Intanto sono passati gli ultimi tre film in concorso: ‘Les Miens’ di Roschdy Zem, ‘Chiara’ di Susanna Nicchiarelli e l’atteso ‘Khers Nist’ (No Bears) di Jafar Panahi, tre film molto lontani tra loro come struttura e linguaggio e anche come capacità narrativa. Di sicuro il più debole dei tre è il più ambizioso, la ‘Chiara’ di una regista che abbiamo molto apprezzato al suo primo lungometraggio, ‘Cosmonauta’, del 2009, vincitore del premio Controcampo qui a Venezia. Ora Nicchiarelli tenta una strada per raccontare una storia del 1200, quella di Chiara d’Assisi vissuta ad Assisi tra il 1194 e il 1253 cui si ispirò Ottorino Respighi per il suo ‘Il mattutino di Santa Chiara’ e che in Italia è famosa per una canzone che non parla di lei: ‘Monastero di Santa Chiara’, di cui fu fatto un film nel 1949. In questo film la Signora Nicchiarelli cerca una propria strada per dire della Santa trasformando il suo dire in un musical di basso rilievo soprattutto per le musiche, e nel tentativo di fare di Chiara una proto femminista cade nel peccato di trasformare San Francesco nel primo maschilista. È nel contrasto apertamente politico e non poetico che scade il film, rinunciando ad approfondire la mistica figura di un passato ormai remoto e difficile da comprendere per la sua immensa fede.

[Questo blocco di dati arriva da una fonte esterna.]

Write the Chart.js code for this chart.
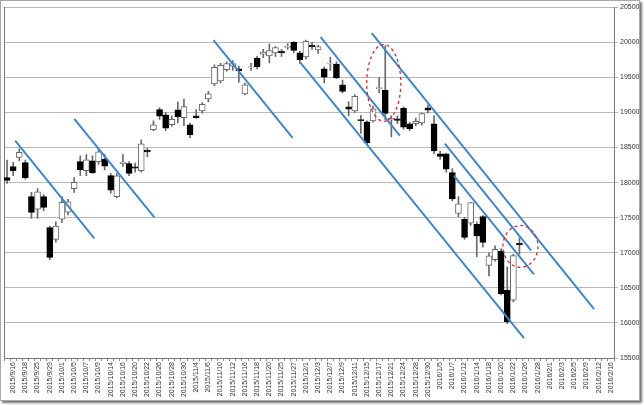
<!DOCTYPE html>
<html><head><meta charset="utf-8">
<script src="https://cdn.jsdelivr.net/npm/chart.js@4/dist/chart.umd.min.js"></script>
<style>
html,body{margin:0;padding:0;background:#fff;}
#wrap{position:absolute;left:0;top:0;width:638px;height:399px;border:1px solid #a8a8a8;box-shadow:2px 2px 2px rgba(0,0,0,0.55);background:#fff;}
canvas{display:block;}
</style></head><body>
<div id="wrap"><canvas id="c" width="638" height="399"></canvas></div>
<script>
const dates = ['2015/9/15','2015/9/16','2015/9/17','2015/9/18','2015/9/24','2015/9/25','2015/9/28','2015/9/29','2015/9/30',
'2015/10/1','2015/10/2','2015/10/5','2015/10/6','2015/10/7','2015/10/8','2015/10/9','2015/10/13','2015/10/14','2015/10/15','2015/10/16','2015/10/19','2015/10/20','2015/10/21','2015/10/22','2015/10/23','2015/10/26','2015/10/27','2015/10/28','2015/10/29','2015/10/30',
'2015/11/2','2015/11/4','2015/11/5','2015/11/6','2015/11/9','2015/11/10','2015/11/11','2015/11/12','2015/11/13','2015/11/16','2015/11/17','2015/11/18','2015/11/19','2015/11/20','2015/11/24','2015/11/25','2015/11/26','2015/11/27','2015/11/30',
'2015/12/1','2015/12/2','2015/12/3','2015/12/4','2015/12/7','2015/12/8','2015/12/9','2015/12/10','2015/12/11','2015/12/14','2015/12/15','2015/12/16','2015/12/17','2015/12/18','2015/12/21','2015/12/22','2015/12/24','2015/12/25','2015/12/28','2015/12/29','2015/12/30',
'2016/1/4','2016/1/5','2016/1/6','2016/1/7','2016/1/8','2016/1/12','2016/1/13','2016/1/14','2016/1/15','2016/1/18','2016/1/19','2016/1/20','2016/1/21','2016/1/22','2016/1/25','2016/1/26','2016/1/27','2016/1/28','2016/1/29',
'2016/2/1','2016/2/2','2016/2/3','2016/2/4','2016/2/5','2016/2/8','2016/2/9','2016/2/10','2016/2/12','2016/2/15','2016/2/16'];

const open  = [18070,18230,18360,18285,17800,17620,17800,17360,17190,17480,17580,17915,18300,18170,18310,18300,18330,18100,17800,18270,18270,18225,18170,18460,18755,19040,18965,18825,19037,18924,
18824,18950,19022,19193,19406,19449,19610,19660,19620,19264,19640,19775,19830,19805,19850,19870,19925,20000,19850,19790,19960,19890,19620,19690,19690,19392,19080,19022,18900,18867,
18880,19340,19320,18895,18910,19060,18838,18840,18850,19065,18838,18410,18410,18142,17560,17475,17420,17404,17517,16820,16900,17020,16466,16324,17135];
const high  = [18320,18290,18480,18320,17860,17915,17830,17380,17440,17800,17760,18070,18380,18400,18380,18480,18400,18130,18130,18400,18300,18280,18610,18490,18880,19070,19000,18950,19150,19190,
18850,19040,19140,19300,19680,19700,19720,19740,19660,19420,19700,19800,19900,19975,19940,19900,19980,20010,19870,20030,20000,19960,19650,19790,19720,19460,19150,19250,18960,18880,
19090,19500,19950,18950,18950,19080,18860,18920,18990,19110,18950,18450,18420,18200,17800,17500,17720,17440,17530,17000,17100,17060,16800,16980,17210];
const low   = [17990,18100,18310,18050,17490,17490,17600,16900,17150,17430,17540,17860,18100,18100,18130,18260,18180,17850,17780,18230,18100,18150,18150,18370,18740,18900,18740,18800,18850,18810,
18640,18920,18990,19150,19380,19420,19590,19600,19430,19250,19600,19620,19780,19705,19800,19800,19900,19850,19700,19760,19900,19840,19420,19600,19480,19280,18950,19000,18700,18540,
18860,19280,18900,18650,18840,18760,18740,18810,18820,18990,18410,18330,18150,17740,17510,17190,17390,16940,17080,16670,16880,16400,15990,16300,16980];
const close = [18030,18170,18430,18070,17575,17870,17645,16935,17380,17720,17725,18005,18186,18323,18141,18438,18235,17891,18097,18291,18131,18207,18554,18436,18825,18947,18777,18903,18936,19083,
18683,18927,19116,19266,19643,19671,19698,19698,19597,19394,19650,19649,19860,19880,19925,19848,19944,19884,19747,20012,19938,19940,19504,19698,19492,19301,19047,19230,18883,18566,
19050,19354,18987,18916,18887,18790,18769,18873,18982,19034,18451,18374,18191,17767,17698,17219,17716,17241,17147,16956,17048,16416,16017,16959,17111];

const yTicks = [15500,16000,16500,17000,17500,18000,18500,19000,19500,20000,20500];

// trend lines: start/end as (category position, value)
const trendStartIdx = [1.33, 11.02, 33.84, 48.13, 51.41, 59.78, 71.77, 73.25];
const trendStartVal = [18597, 18909, 20031, 19705, 20074, 20131, 18554, 18099];
const trendEndIdx   = [14.30, 24.15, 46.81, 84.75, 64.38, 96.24, 85.90, 86.39];
const trendEndVal   = [17204, 17503, 18639, 15784, 18668, 16196, 17034, 16693];

// dashed red ellipses: centre (category position, value), radii (categories, value)
const circleIdx = [61.76, 84.16];
const circleVal = [19421, 17091];
const circleRx  = [2.79, 2.87];
const circleRy  = [547, 298];

const n = close.length;
const bodyData = [], wickData = [], bodyFill = [], bodyBorder = [];
for (let i=0;i<n;i++){
  bodyData.push({x:i, y:[open[i], close[i]]});
  wickData.push({x:i, y:[low[i], high[i]]});
  const down = close[i] < open[i];
  bodyFill.push(down ? '#000000' : '#ffffff');
  bodyBorder.push(down ? '#000000' : '#6a6a6a');
}

const datasets = [
  {type:'bar', data: bodyData, backgroundColor: bodyFill, borderColor: bodyBorder, borderWidth: 1, borderSkipped: false,
   barThickness: 6, grouped: false, order: 1},
  {type:'bar', data: wickData, backgroundColor: '#6a6a6a', borderWidth: 0, barThickness: 1, grouped: false, order: 2}
];
for (let k=0;k<trendStartIdx.length;k++){
  datasets.push({type:'line', data:[{x:trendStartIdx[k], y:trendStartVal[k]},{x:trendEndIdx[k], y:trendEndVal[k]}],
    borderColor:'#3d87cf', borderWidth:2, pointRadius:0, fill:false, order:0});
}

const ellipsePlugin = {
  id:'ellipses',
  afterDatasetsDraw(chart){
    const xs = chart.scales.x, ys = chart.scales.y, ctx = chart.ctx;
    ctx.save();
    ctx.strokeStyle = '#e8262a'; ctx.lineWidth = 1.3; ctx.setLineDash([3,3]);
    for (let k=0;k<circleIdx.length;k++){
      const cx = xs.getPixelForValue(circleIdx[k]);
      const cy = ys.getPixelForValue(circleVal[k]);
      const rx = Math.abs(xs.getPixelForValue(circleIdx[k]+circleRx[k]) - cx);
      const ry = Math.abs(ys.getPixelForValue(circleVal[k]+circleRy[k]) - cy);
      ctx.beginPath(); ctx.ellipse(cx, cy, rx, ry, 0, 0, Math.PI*2); ctx.stroke();
    }
    ctx.restore();
  }
};

new Chart(document.getElementById('c'), {
  type:'bar',
  data:{datasets},
  options:{
    responsive:false, animation:false, devicePixelRatio:1,
    layout:{padding:{left:3, top:5, right:0, bottom:0}},
    plugins:{legend:{display:false}, tooltip:{enabled:false}},
    scales:{
      x:{type:'linear', min:-0.5, max:dates.length-0.5, position:'bottom', offset:false,
         afterBuildTicks(s){ s.ticks = dates.map((d,i)=>({value:i})); },
         grid:{display:true, drawOnChartArea:false, drawTicks:true, tickLength:3, color:'#8a8a8a'},
         border:{display:true, color:'#7a7a7a'},
         ticks:{autoSkip:false, maxRotation:90, minRotation:90, padding:1, color:'#333',
                font:{size:7, family:'Liberation Sans'},
                callback:function(v){ return (Number.isInteger(v) && v%2===1) ? dates[v] : ''; }},
         afterFit(s){ s.height = 42; }},
      y:{type:'linear', position:'right', min:15500, max:20500,
         afterBuildTicks(s){ s.ticks = yTicks.map(v=>({value:v})); },
         grid:{color:'#b8b8b8', lineWidth:1, tickLength:4},
         border:{display:true, color:'#7a7a7a'},
         ticks:{padding:2, color:'#333', font:{size:7, family:'Liberation Sans'},
                callback:function(v){ return String(v); }},
         afterFit(s){ s.width = 25; }},
      yl:{type:'linear', position:'left', min:15500, max:20500,
         grid:{display:false}, ticks:{display:false},
         border:{display:true, color:'#7a7a7a'},
         afterFit(s){ s.width = 0; }}
    }
  },
  plugins:[ellipsePlugin]
});
</script>
</body></html>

Quella strana, amara prigionia

Ben meglio ‘Les Miens’, in cui il bravo attore francese, qui in doppio ruolo di regista e interprete, Roschdy Zem affronta un tema fondamentale per il futuro europeo, quello dei protagonisti della seconda generazione d’immigrati sulle nostre sponde, il loro essere più integrati dei loro genitori, ma anche il loro dilaniante conflitto tra l’essere immersi nella civiltà occidentale e il deciso non rinunciare ad ancestrali immaginazioni, un problema che investe soprattutto il mondo femminile, costretto a essere sempre nato dalla costola di Adamo. In un altro territorio ancora ci ha portato Jafar Panahi con il suo ‘Non ci sono orsi’, film ancora girato in quella strana prigionia amara in cui lo tengono in Iran. In questo film, egli dichiara di non voler fuggire, reclama l’arretratezza culturale del suo popolo, incapace di uscire da schemi ormai vetusti capaci solo di generare morte e il trionfo dell’odio e la trasformazione in carne del reparto femminile della società. Un film carico di violenza, anche espressiva, carico di nero disprezzo verso un popolo imbarbarito e incapace di una sincera opinione. Forse il più negativo film di Panahi, un film che si chiude con una doppia morte femminile per suicidio, la prima donna che si sente tradita dall’uomo che ama, dopo essere stata torturata e violentata, e l’altra uccisa per aver voluto amare chi amava e non chi voleva possederla, e non ci sono una Ofelia o una Giulietta in scena, ma la vita di ogni giorno.

Fuori concorso è passato il provocante ‘Nuclear’ di Oliver Stone, un film dichiaratamente favorevole alle centrali nucleari ma incapace di uscire dal facile dire "io la penso così chi la pensa diversamente è pagato da qualcuno". E per perorare la sua idea, Stone si dimentica di fare un film, e annoia. Peccato, il tema era importante.